A friend gave me a book that I have been reading, but she also guided me toward a particular section of the book that I hadn't gotten to yet. This particular section is about a lady called Jeannie, who experienced a rather dramatic conversion to Jesus after being involved in some pretty heavy sin. She was so excited about her new life in Christ. However, Jeannie wished she was like the other women in the church. She feels that the women are welcoming and loving, but she feels that they don't understand her and that she will never quite fit in with them because she feels that they have no clue about her past life and they wouldn't understand it, and that if they did understand they would reject her. I can so totally relate to that. I don't feel like I fit in anywhere, even in the church and even though I know some wonderful women who are friends of mine. I still feel like I don't quite measure up to them and never will.

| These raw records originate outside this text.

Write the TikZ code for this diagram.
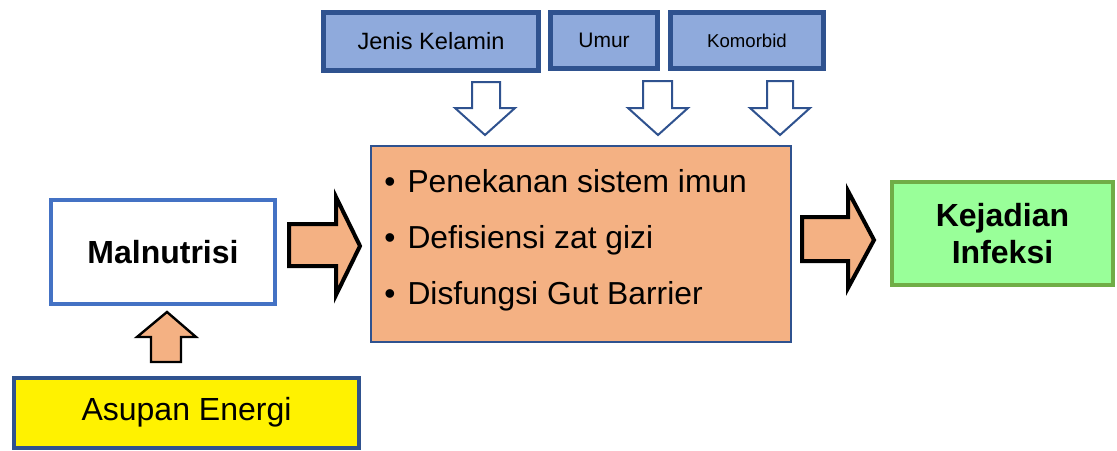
\documentclass[tikz,border=0pt]{standalone}
\usepackage{fontspec}
\setmainfont{Liberation Sans}
\definecolor{darkblue}{HTML}{2F528F}
\definecolor{lightblue}{HTML}{8FAADC}
\definecolor{peach}{HTML}{F4B183}
\definecolor{midblue}{HTML}{4472C4}
\definecolor{lightgreen}{HTML}{99FF99}
\definecolor{leafgreen}{HTML}{70AD47}
\begin{document}
\begin{tikzpicture}[x=0.5pt,y=-0.5pt]
\tikzstyle{factor}= [rectangle,draw=darkblue,fill=lightblue,line width=2.5pt,inner sep=0pt]
\tikzstyle{bigbox}= [rectangle,line width=2pt,inner sep=0pt,align=center]
\tikzstyle{blockarr}= [draw=black,fill=peach,line join=miter]
\tikzstyle{hollowarr}= [draw=darkblue,fill=white,line width=1pt,line join=miter]

\useasboundingbox (0,0) rectangle (1117,450);

\path
	(431,41.5) node[factor,minimum width=107.5pt,minimum height=29pt,font=\fontsize{11.8}{14}\selectfont] (jenis) {Jenis Kelamin}
	(604,40.5) node[factor,minimum width=53.5pt,minimum height=28pt,font=\fontsize{10.5}{12}\selectfont] (umur) {Umur}
	(747,40.5) node[factor,minimum width=76.5pt,minimum height=28pt,font=\fontsize{9.3}{11}\selectfont] (komorbid) {Komorbid}
	(581,244) node[rectangle,draw=darkblue,fill=peach,line width=1pt,minimum width=210pt,minimum height=98pt] (efek) {}
	(384,240) node[anchor=west,align=left,inner sep=0pt,font=\fontsize{15.9}{28}\selectfont] (daftar)
		{\textbullet\hspace{6pt}Penekanan sistem imun\\ \textbullet\hspace{6pt}Defisiensi zat gizi\\ \textbullet\hspace{6pt}Disfungsi Gut Barrier}
	(163,252) node[bigbox,draw=midblue,fill=white,minimum width=112pt,minimum height=52pt,font=\fontsize{16}{19}\selectfont\bfseries] (mal) {Malnutrisi}
	(1002.5,233.5) node[bigbox,draw=leafgreen,fill=lightgreen,minimum width=110.5pt,minimum height=51.5pt,font=\fontsize{16}{18.5}\selectfont\bfseries] (infeksi) {Kejadian\\Infeksi}
	(186.5,412.5) node[bigbox,draw=darkblue,fill=yellow,minimum width=172.5pt,minimum height=35pt,font=\fontsize{16}{18}\selectfont] (asupan) {Asupan Energi}
;
% block arrows
\draw[blockarr,line width=2pt] (289,224) -- (336,224) -- (336,197) -- (360,246) -- (336,295) -- (336,266) -- (289,266) -- cycle;
\draw[blockarr,line width=2pt] (802,217) -- (848,217) -- (848,191) -- (874,240) -- (848,288) -- (848,261) -- (802,261) -- cycle;
\draw[blockarr,line width=1.2pt] (151,362) -- (151,337) -- (137,337) -- (167,312) -- (196,337) -- (181,337) -- (181,362) -- cycle;
% hollow arrows from the factors
\draw[hollowarr] (472,82) -- (500,82) -- (500,108) -- (515,108) -- (485,135) -- (455,108) -- (472,108) -- cycle;
\draw[hollowarr] (643,81) -- (672,81) -- (672,108) -- (688,108) -- (658,135) -- (628,108) -- (643,108) -- cycle;
\draw[hollowarr] (767,81) -- (793,81) -- (793,108) -- (810,108) -- (780,135) -- (750,108) -- (767,108) -- cycle;
\end{tikzpicture}
\end{document}
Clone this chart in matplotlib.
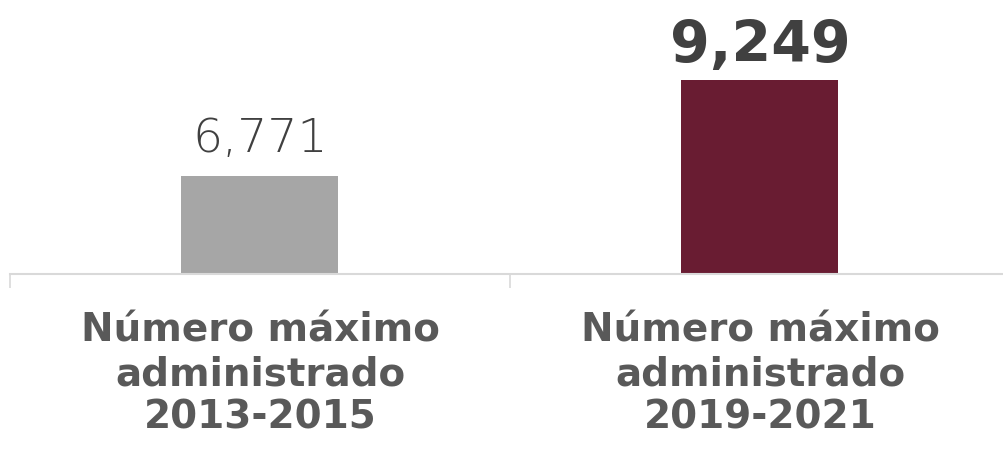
import numpy as np
import matplotlib
matplotlib.use("Agg")
import matplotlib.pyplot as plt

# datos
categorias = ["Número máximo\nadministrado\n2013-2015", "Número máximo\nadministrado\n2019-2021"]
valores = [6771, 9249]
etiquetas_valor = ["6,771", "9,249"]
colores = ["#a6a6a6", "#691c32"]

fig = plt.figure(figsize=(10.04, 4.5), dpi=100)
ax = fig.add_axes([10 / 1004, 1 - 274 / 450, 1000 / 1004, 274 / 450])
ax.patch.set_alpha(0)

x = np.arange(len(valores))
barras = ax.bar(x, valores, width=0.314, color=colores, zorder=2)

ax.set_xlim(-0.5, 1.5)
ax.set_ylim(4241, 11314)

for sp in ["top", "right", "left"]:
    ax.spines[sp].set_visible(False)
ax.spines["bottom"].set_color("#d9d9d9")
ax.spines["bottom"].set_linewidth(1.5)
ax.set_yticks([])

ax.set_xticks(x)
ax.set_xticklabels(categorias, fontsize=28, fontweight="bold", color="#595959",
                   linespacing=1.19, family="DejaVu Sans")
ax.tick_params(axis="x", which="major", length=0, pad=27)
ax.set_xticks([-0.5, 0.5, 1.5], minor=True)
ax.tick_params(axis="x", which="minor", length=10, width=1.2, color="#d9d9d9")

# etiquetas de valor
ax.annotate(etiquetas_valor[0], (x[0], valores[0]), xytext=(0, 17), textcoords="offset points",
            ha="center", va="baseline", fontsize=34, fontweight="light", color="#404040")
ax.annotate(etiquetas_valor[1], (x[1], valores[1]), xytext=(0, 13), textcoords="offset points",
            ha="center", va="baseline", fontsize=41, fontweight="bold", color="#404040")

fig.savefig("out.png", dpi=100, facecolor="white")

I try to remind myself that my identity is in Christ and that it doesn't matter if I fit in or not, but the truth is that to me it does matter if I fit in. I have written out Bible verses that tell me the truth about myself, I read encouraging books, but sometimes I still struggle. I struggle with insecurity and acceptance and love, and I always fear that my friendships will one day end because I do something really stupid and that my friends will be sick of dealing with me and just walk away. I've experienced a lot of that and I can't say that I blame the people who walked away, which is why I fear I haven't changed enough yet or that deep down I'm really the same person as I was then and that one day I'll show my "true colors" and that people will just walk away when they've had enough. But I don't really help myself because when I feel the most insecure is when I take things more personally than I should, or snap at someone, or pick a fight. I don't even understand that.
Sometimes I wonder when the truth really will start to take effect and I'll start to believe the truth about myself.